Scholars demonstrated that academia is not dictated by a stone-faced seriousness.  Karen Tongson’s talk in “Affective Histories” spoke to the affective attachments and pleasures within our academic practices.  Speaking of fidelity as the formal ethics of disciplinarity, she animates questions of propriety that still loom over scholarship that puts pressure on the parameters of one’s field and dares to forge intimacies with the methods and objects of other methodologies.  And yet, this type of “infidelity” of interdisciplinarity speaks of a desire for something else.  The affective pleasures of this disciplinary infidelity that Karen Tongson performed excite me.  Taking these risky maneuvers invite us to allow questions to guide our research into as yet unimagined, queer openings.

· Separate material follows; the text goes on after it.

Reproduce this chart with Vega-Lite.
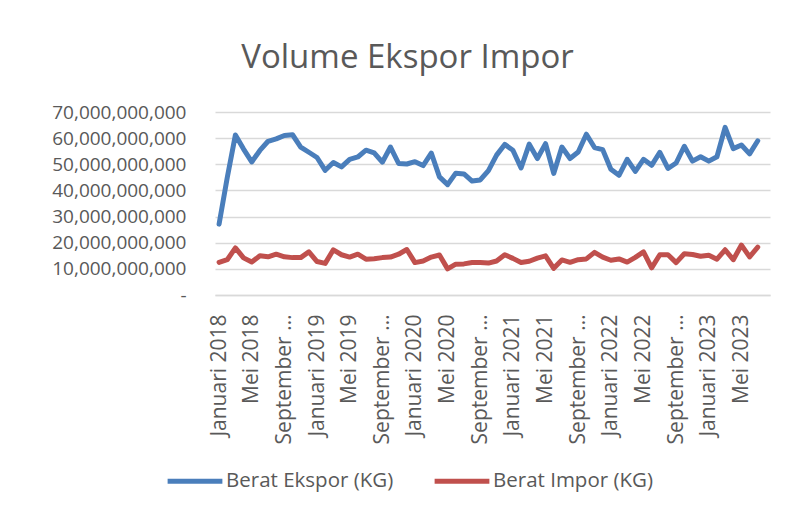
{
  "$schema": "https://vega.github.io/schema/vega-lite/v6.json",
  "width": 555,
  "height": 183,
  "autosize": {"type": "none"},
  "padding": {"left": 215, "top": 112, "right": 16, "bottom": 211},
  "background": "white",
  "title": {
    "text": "Volume Ekspor Impor",
    "font": "Open Sans",
    "fontSize": 33,
    "fontWeight": "normal",
    "color": "#595959",
    "anchor": "middle",
    "frame": "group",
    "dx": -85,
    "offset": 28
  },
  "data": {
    "values": [
      {"b": "Januari 2018", "e": 27100000000, "i": 12500000000},
      {"b": "Februari 2018", "e": 44900000000, "i": 13500000000},
      {"b": "Maret 2018", "e": 61200000000, "i": 18000000000},
      {"b": "April 2018", "e": 55800000000, "i": 14200000000},
      {"b": "Mei 2018", "e": 50900000000, "i": 12600000000},
      {"b": "Juni 2018", "e": 55300000000, "i": 15000000000},
      {"b": "Juli 2018", "e": 58800000000, "i": 14600000000},
      {"b": "Agustus 2018", "e": 59700000000, "i": 15600000000},
      {"b": "September 2018", "e": 61000000000, "i": 14600000000},
      {"b": "Oktober 2018", "e": 61300000000, "i": 14300000000},
      {"b": "November 2018", "e": 56600000000, "i": 14300000000},
      {"b": "Desember 2018", "e": 54600000000, "i": 16500000000},
      {"b": "Januari 2019", "e": 52600000000, "i": 12800000000},
      {"b": "Februari 2019", "e": 47700000000, "i": 12100000000},
      {"b": "Maret 2019", "e": 50700000000, "i": 17300000000},
      {"b": "April 2019", "e": 49000000000, "i": 15400000000},
      {"b": "Mei 2019", "e": 51900000000, "i": 14500000000},
      {"b": "Juni 2019", "e": 52800000000, "i": 15600000000},
      {"b": "Juli 2019", "e": 55400000000, "i": 13700000000},
      {"b": "Agustus 2019", "e": 54400000000, "i": 13900000000},
      {"b": "September 2019", "e": 50800000000, "i": 14300000000},
      {"b": "Oktober 2019", "e": 56600000000, "i": 14500000000},
      {"b": "November 2019", "e": 50300000000, "i": 15600000000},
      {"b": "Desember 2019", "e": 50100000000, "i": 17400000000},
      {"b": "Januari 2020", "e": 51000000000, "i": 12400000000},
      {"b": "Februari 2020", "e": 49500000000, "i": 13000000000},
      {"b": "Maret 2020", "e": 54300000000, "i": 14500000000},
      {"b": "April 2020", "e": 45200000000, "i": 15300000000},
      {"b": "Mei 2020", "e": 42200000000, "i": 10000000000},
      {"b": "Juni 2020", "e": 46600000000, "i": 11800000000},
      {"b": "Juli 2020", "e": 46300000000, "i": 11900000000},
      {"b": "Agustus 2020", "e": 43600000000, "i": 12400000000},
      {"b": "September 2020", "e": 44000000000, "i": 12400000000},
      {"b": "Oktober 2020", "e": 47600000000, "i": 12200000000},
      {"b": "November 2020", "e": 53500000000, "i": 13000000000},
      {"b": "Desember 2020", "e": 57600000000, "i": 15400000000},
      {"b": "Januari 2021", "e": 55400000000, "i": 14000000000},
      {"b": "Februari 2021", "e": 48600000000, "i": 12400000000},
      {"b": "Maret 2021", "e": 57700000000, "i": 12900000000},
      {"b": "April 2021", "e": 52200000000, "i": 14100000000},
      {"b": "Mei 2021", "e": 57900000000, "i": 15000000000},
      {"b": "Juni 2021", "e": 46500000000, "i": 10200000000},
      {"b": "Juli 2021", "e": 56600000000, "i": 13400000000},
      {"b": "Agustus 2021", "e": 52200000000, "i": 12500000000},
      {"b": "September 2021", "e": 54700000000, "i": 13500000000},
      {"b": "Oktober 2021", "e": 61500000000, "i": 13800000000},
      {"b": "November 2021", "e": 56400000000, "i": 16300000000},
      {"b": "Desember 2021", "e": 55600000000, "i": 14500000000},
      {"b": "Januari 2022", "e": 48100000000, "i": 13300000000},
      {"b": "Februari 2022", "e": 45800000000, "i": 13800000000},
      {"b": "Maret 2022", "e": 51900000000, "i": 12600000000},
      {"b": "April 2022", "e": 47300000000, "i": 14400000000},
      {"b": "Mei 2022", "e": 51900000000, "i": 16500000000},
      {"b": "Juni 2022", "e": 49600000000, "i": 10400000000},
      {"b": "Juli 2022", "e": 54600000000, "i": 15400000000},
      {"b": "Agustus 2022", "e": 48400000000, "i": 15400000000},
      {"b": "September 2022", "e": 50500000000, "i": 12400000000},
      {"b": "Oktober 2022", "e": 56900000000, "i": 15800000000},
      {"b": "November 2022", "e": 51200000000, "i": 15500000000},
      {"b": "Desember 2022", "e": 52900000000, "i": 14800000000},
      {"b": "Januari 2023", "e": 51200000000, "i": 15200000000},
      {"b": "Februari 2023", "e": 52900000000, "i": 13700000000},
      {"b": "Maret 2023", "e": 64100000000, "i": 17300000000},
      {"b": "April 2023", "e": 56000000000, "i": 13500000000},
      {"b": "Mei 2023", "e": 57400000000, "i": 19100000000},
      {"b": "Juni 2023", "e": 54000000000, "i": 14600000000},
      {"b": "Juli 2023", "e": 59000000000, "i": 18300000000},
      {"b": "Agustus 2023"}
    ]
  },
  "transform": [
    {"fold": ["e", "i"], "as": ["k", "berat"]},
    {"lookup": "k", "from": {"data": {"values": [{"k": "e", "seri": "Berat Ekspor (KG)"}, {"k": "i", "seri": "Berat Impor (KG)"}]}, "key": "k", "fields": ["seri"]}}
  ],
  "mark": {"type": "line", "strokeWidth": 5, "strokeCap": "round", "strokeJoin": "round", "invalid": "break-paths-show-domains"},
  "encoding": {
    "x": {
      "field": "b",
      "type": "nominal",
      "sort": null,
      "scale": {"paddingInner": 0, "paddingOuter": 0.5},
      "axis": {
        "title": null,
        "values": ["Januari 2018", "Mei 2018", "September 2018", "Januari 2019", "Mei 2019", "September 2019", "Januari 2020", "Mei 2020", "September 2020", "Januari 2021", "Mei 2021", "September 2021", "Januari 2022", "Mei 2022", "September 2022", "Januari 2023", "Mei 2023"],
        "labelAngle": -90,
        "labelAlign": "right",
        "labelBaseline": "middle",
        "labelFont": "Open Sans",
        "labelFontSize": 21,
        "labelColor": "#595959",
        "labelPadding": 19,
        "labelLimit": 134,
        "labelOverlap": false,
        "ticks": false,
        "tickSize": 0,
        "domain": true,
        "domainColor": "#d9d9d9",
        "domainWidth": 1.3,
        "grid": false
      }
    },
    "y": {
      "field": "berat",
      "type": "quantitative",
      "scale": {"domain": [0, 70000000000], "nice": false, "zero": true},
      "axis": {
        "title": null,
        "values": [0, 10000000000, 20000000000, 30000000000, 40000000000, 50000000000, 60000000000, 70000000000],
        "labelExpr": "datum.value == 0 ? '-' : format(datum.value, ',')",
        "labelFont": "Open Sans",
        "labelFontSize": 19,
        "labelColor": "#595959",
        "labelPadding": 29,
        "ticks": false,
        "tickSize": 0,
        "domain": false,
        "grid": true,
        "gridColor": "#d9d9d9",
        "gridWidth": 1.3
      }
    },
    "color": {
      "field": "seri",
      "type": "nominal",
      "scale": {"domain": ["Berat Ekspor (KG)", "Berat Impor (KG)"], "range": ["#4a7ebb", "#c0504d"]},
      "legend": {
        "title": null,
        "orient": "none",
        "direction": "horizontal",
        "legendX": -50,
        "legendY": 339,
        "symbolType": "stroke",
        "symbolSize": 3000,
        "symbolStrokeWidth": 5,
        "labelFont": "Open Sans",
        "labelFontSize": 20.5,
        "labelColor": "#595959",
        "labelOffset": 1,
        "columnPadding": 30,
        "labelLimit": 300
      }
    }
  },
  "config": {
    "view": {"stroke": null}
  }
}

As such, even institutionality itself might not be set in stone.  “Institutionalizing Gender: Movements in Feminism” provocatively engaged with questions that have preoccupied some of our seminar discussions, particularly those surrounding Roderick Ferguson’s scholarship.  Robyn Wiegman aimed to reframe discussions around the institution, however, encouraging us to instead think about the possibilities within institutionality.  She asked: can we give agency to absorption, as not “complicity” but a politics of negotiation?  How may community formation be an institutional building project?  On the practice of examining institutionality, Wiegman asks what does it mean to examine institutional history if the archive is exclusively a textual history?  Moreover, in response to a paper researching the state funding toward satellite campuses throughout the globe, Wiegman asks us to resist easy readings of imperialism by considering how the local spaces assert agency to thwart desires by the U.S. state department to directly guarantee its goals in these global spaces.

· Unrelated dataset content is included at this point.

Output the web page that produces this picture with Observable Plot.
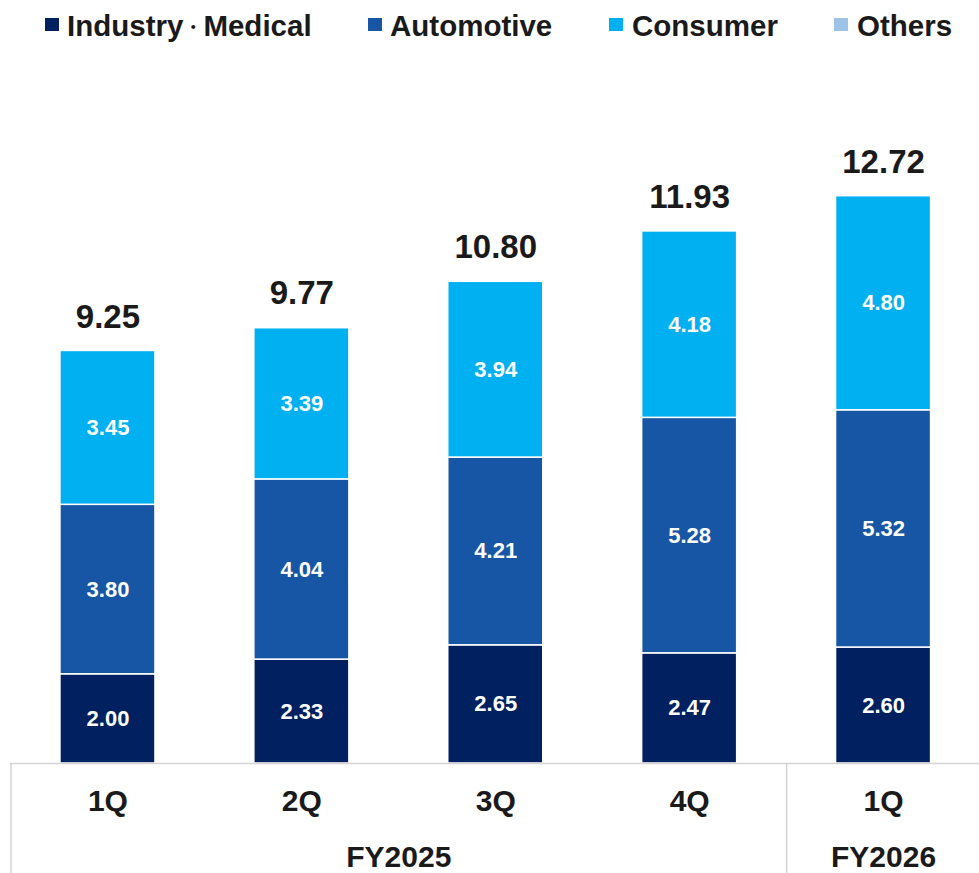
<!DOCTYPE html>
<html>
<head>
<meta charset="utf-8">
<script src="https://cdn.jsdelivr.net/npm/d3@7"></script>
<script src="https://cdn.jsdelivr.net/npm/@observablehq/plot@0.6"></script>
<style>
  body { margin: 0; background: #fff; font-family: "Liberation Sans", Arial, sans-serif; }
  #wrap { width: 979px; position: relative; }
  #legend { position: relative; width: 979px; height: 50px; }
  .sw { position: absolute; top: 18px; width: 14px; height: 13px; }
  .lt { position: absolute; top: 11px; line-height: 1; font-size: 29.5px; font-weight: bold; color: #1a1a1a; white-space: nowrap; }
  .dot { font-size: 20px; vertical-align: 2px; }
</style>
</head>
<body>
<div id="wrap">
  <div id="legend"></div>
  <div id="chart"></div>
</div>
<script>
// ---- data ----
const quarters = ["1Q", "2Q", "3Q", "4Q", "1Q"];
const fiscalYears = ["FY2025", "FY2025", "FY2025", "FY2025", "FY2026"];
const segments = ["Industry・Medical", "Automotive", "Consumer", "Others"];
const segmentColors = ["#002060", "#1755A5", "#00B0F0", "#9DC3E6"];
const industryMedical = [2.00, 2.33, 2.65, 2.47, 2.60];
const automotive = [3.80, 4.04, 4.21, 5.28, 5.32];
const consumer = [3.45, 3.39, 3.94, 4.18, 4.80];
const others = [0, 0, 0, 0, 0];
const totals = [9.25, 9.77, 10.80, 11.93, 12.72];

// legend layout (left offsets of swatch / text)
const legendPos = [[45, 67], [368, 390], [609, 632], [834, 857]];

const legend = document.getElementById("legend");
segments.forEach((s, k) => {
  const sw = document.createElement("div");
  sw.className = "sw";
  sw.style.left = legendPos[k][0] + "px";
  sw.style.background = segmentColors[k];
  const t = document.createElement("div");
  t.className = "lt";
  t.style.left = legendPos[k][1] + "px";
  // keep the full-width middle dot, set a little smaller so it takes less room
  s.split(/(・)/).forEach(part => {
    if (part === "・") {
      const sp = document.createElement("span");
      sp.className = "dot";
      sp.textContent = part;
      t.appendChild(sp);
    } else if (part) {
      t.appendChild(document.createTextNode(part));
    }
  });
  legend.appendChild(sw);
  legend.appendChild(t);
});

const series = [industryMedical, automotive, consumer, others];
const rows = [];
quarters.forEach((q, i) => {
  segments.forEach((s, k) => rows.push({i, segment: s, value: series[k][i]}));
});
const totalRows = totals.map((t, i) => ({i, total: t}));
const qRows = quarters.map((q, i) => ({i, q}));
const groupNames = Array.from(new Set(fiscalYears));
const groups = groupNames.map(g => {
  const idx = fiscalYears.map((f, i) => f === g ? i : -1).filter(i => i >= 0);
  return {name: g, start: idx[0], center: d3.mean(idx)};
});

const half = 0.245;
const lineColor = "#d4d4d4";

const chart = Plot.plot({
  width: 979,
  height: 823,
  marginLeft: 10,
  marginRight: 0,
  marginTop: 88.6,
  marginBottom: 110,
  style: {fontFamily: '"Liberation Sans", Arial, sans-serif', background: "#fff", overflow: "visible"},
  x: {type: "linear", domain: [-0.5, 4.5], range: [10.5, 980], axis: null},
  y: {domain: [0, 14], axis: null},
  color: {domain: segments, range: segmentColors},
  marks: [
    Plot.rectY(rows, Plot.stackY({
      x1: d => d.i - half, x2: d => d.i + half,
      y: "value", z: "segment", fill: "segment", order: segments,
      stroke: "#fff", strokeWidth: 1.5
    })),
    Plot.text(rows.filter(d => d.value > 0), Plot.stackY({
      x: "i", y: "value", z: "segment", order: segments,
      text: d => d.value.toFixed(2),
      fill: "#fff", fontSize: 22, fontWeight: "bold"
    })),
    Plot.text(totalRows, {
      x: "i", y: "total", text: d => d.total.toFixed(2),
      dy: -34, fontSize: 33, fontWeight: "bold", fill: "#1a1a1a"
    }),
    Plot.ruleY([0], {stroke: lineColor, strokeWidth: 1.5}),
    Plot.ruleX(groups, {x: d => d.start - 0.5, y1: 0, y2: 0, insetBottom: -120, stroke: lineColor, strokeWidth: 1.5}),
    Plot.text(qRows, {x: "i", y: () => 0, text: "q", dy: 38, fontSize: 30, fontWeight: "bold", fill: "#1a1a1a"}),
    Plot.text(groups, {x: "center", y: () => 0, text: "name", dy: 94, fontSize: 30, fontWeight: "bold", fill: "#1a1a1a"})
  ]
});
document.getElementById("chart").appendChild(chart);
</script>
</body>
</html>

Almost two weeks have past and I still find it difficult to exactly articulate the impact that the ASA conference made on me.  I came to the ASA annual meeting not quite knowing what to expect and was both surprised and inspired to witness the forms of support, generosity, and genuine intellectual curiosity among the various scholars.  Increasingly incorporated into the institutional and administrative demands by academia—teaching, grading, coursework—I found myself turning to stone.  The conference, however, rekindled my passion for research and my motivation for continuing in this path.  It encouraged me to believe that some of the more romanticized hopes that I had of academia are actually in existence and practice.

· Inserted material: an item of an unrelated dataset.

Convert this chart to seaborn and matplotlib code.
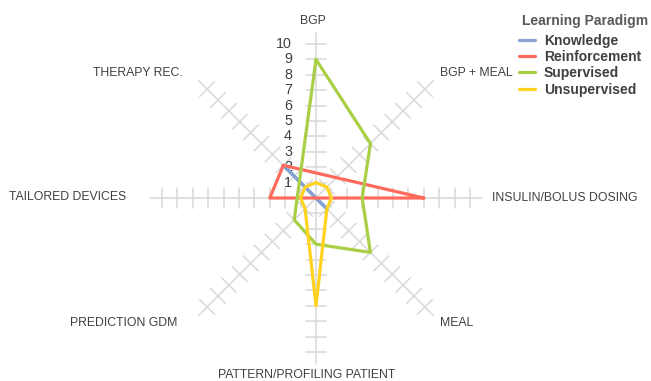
import numpy as np
import pandas as pd
import matplotlib
matplotlib.use("Agg")
import matplotlib.pyplot as plt
import seaborn as sns
from matplotlib.lines import Line2D

sns.set_theme(style="white")
plt.rcParams["font.family"] = ["Liberation Sans", "DejaVu Sans"]

# Categories, clockwise from the top
categories = ["BGP", "BGP + MEAL", "INSULIN/BOLUS DOSING", "MEAL",
              "PATTERN/PROFILING PATIENT", "PREDICTION GDM",
              "TAILORED DEVICES", "THERAPY REC."]

# Number of studies per application area (None = no entry)
knowledge = [None, None, None, 1, None, None, None, 3]
reinforcement = [None, None, 7, None, None, None, 3, 3]
supervised = [9, 5, 3, 5, 3, 2, None, None]
unsupervised = [1, 1, 1, 1, 7, 1, 1, 1]

paradigms = ["Knowledge", "Reinforcement", "Supervised", "Unsupervised"]
series = [knowledge, reinforcement, supervised, unsupervised]
colors = ["#86A3D3", "#FF6A5C", "#A9CF45", "#FFD320"]

tick_values = list(range(1, 11))

# Figure geometry: centre at pixel (316, 198), 15.4 px per unit
W, H = 651, 381
CX, CY, UNIT = 316, 198, 15.4
fig = plt.figure(figsize=(W / 100, H / 100), dpi=100)
ax = fig.add_axes([0, 0, 1, 1])
ax.set_xlim(-CX / UNIT, (W - CX) / UNIT)
ax.set_ylim(-(H - CY) / UNIT, CY / UNIT)
ax.axis("off")


def px(x, y):
    """Pixel position -> data coordinates."""
    return (x - CX) / UNIT, (CY - y) / UNIT


n = len(categories)
angles = np.arange(n) * 2 * np.pi / n  # clockwise from north
grid_col = "#D9D9D9"
text_col = "#404040"
spoke_len = 10.8
half_tick = 0.68

# Spokes with perpendicular tick crosses
for a in angles:
    ux, uy = np.sin(a), np.cos(a)
    ax.plot([0, spoke_len * ux], [0, spoke_len * uy], color=grid_col, lw=1.1, zorder=1)
    nx, ny = -uy, ux
    for t in tick_values:
        cxp, cyp = t * ux, t * uy
        ax.plot([cxp - half_tick * nx, cxp + half_tick * nx],
                [cyp - half_tick * ny, cyp + half_tick * ny],
                color=grid_col, lw=1.1, zorder=1)

# Radial value labels on the top spoke
x_num, _ = px(292, 0)
for t in tick_values:
    ax.text(x_num, t, str(t), ha="right", va="center", fontsize=10.3,
            color=text_col, zorder=2)

# Series polygons, skipping empty entries
rows = []
for name, vals in zip(paradigms, series):
    pts = [(a, v) for a, v in zip(angles, vals) if v is not None]
    pts.append(pts[0])
    for i, (a, v) in enumerate(pts):
        rows.append({"paradigm": name, "order": i,
                     "x": v * np.sin(a), "y": v * np.cos(a)})
df = pd.DataFrame(rows)

for name, col in zip(paradigms, colors):
    sub = df[df["paradigm"] == name]
    sns.lineplot(data=sub, x="x", y="y", sort=False, estimator=None,
                 color=col, lw=2.3, ax=ax, zorder=3, legend=False)
ax.set_xlabel("")
ax.set_ylabel("")
ax.axis("off")

# Category labels
label_pos = {
    "BGP": (312.5, 20.5, "center"),
    "BGP + MEAL": (476.5, 72.5, "center"),
    "INSULIN/BOLUS DOSING": (492.5, 198.0, "left"),
    "MEAL": (456.5, 323.0, "center"),
    "PATTERN/PROFILING PATIENT": (306.5, 375.0, "center"),
    "PREDICTION GDM": (123.5, 323.0, "center"),
    "TAILORED DEVICES": (126.5, 197.5, "right"),
    "THERAPY REC.": (137.5, 73.5, "center"),
}
for cat in categories:
    x, y, ha = label_pos[cat]
    dx, dy = px(x, y)
    ax.text(dx, dy, cat, ha=ha, va="center", fontsize=8.8, color=text_col)

# Legend title and entries
fig.text(585 / W, 1 - 20.7 / H, "Learning Paradigm", ha="center", va="center",
         fontsize=10, fontweight="bold", color="#595959")
handles = [Line2D([0], [0], color=c, lw=2.3) for c in colors]
leg = fig.legend(handles, paradigms, loc="upper left",
                 bbox_to_anchor=(519 / W, 1 - 33.5 / H),
                 frameon=False, fontsize=10, handlelength=1.15,
                 handletextpad=0.65, labelspacing=0.17, borderpad=0.0,
                 borderaxespad=0.0)
for txt in leg.get_texts():
    txt.set_fontweight("bold")
    txt.set_color(text_col)

fig.savefig("out.png", dpi=100)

I am inclined to think of the wonderful experience at the conference as a point of departure, an invitation to imagine what else is possible.  On the final day of the conference, having departed from Baltimore, I accompanied my dear friend to his lab at the National Institute of Health where he conducts basic science research in epigenetics.  Usually, the name of scholars who resonate with each of us is quite foreign and unfamiliar to the other.  A few months ago, I had forwarded him an article by Priscilla Wald.  Passionate in his conviction that cross-talk among fields of basic science, epidemiology, and public health is possible, he was fascinated by her scholarship across the science/humanities divide.  Still deep in the midst of a powerful experience, I was tripping over words as I unsuccessfully tried to convey to him the graceful power of Priscilla Wald’s presidential address.  Affectionately calling her “Priscilla,” he asked me about specifics, curious about the ways in which cells, a most basic object of study in the laboratory, came to open a discussion on stories, the role of the humanities, and the critical work of American studies.  He asked me if I wanted to see the infamous and immortal cells of interest.  I examined the intricate structure of HeLa cells through the circular vision, at once magnified and circumscribed by the lens of a microscope.  I was never quite able to imagine the possibilities of reaching across the science/humanities divide; now, I am excited to be part of a larger research community actively pursuing the possibilities for what has yet to be imagined.  This is only the beginning.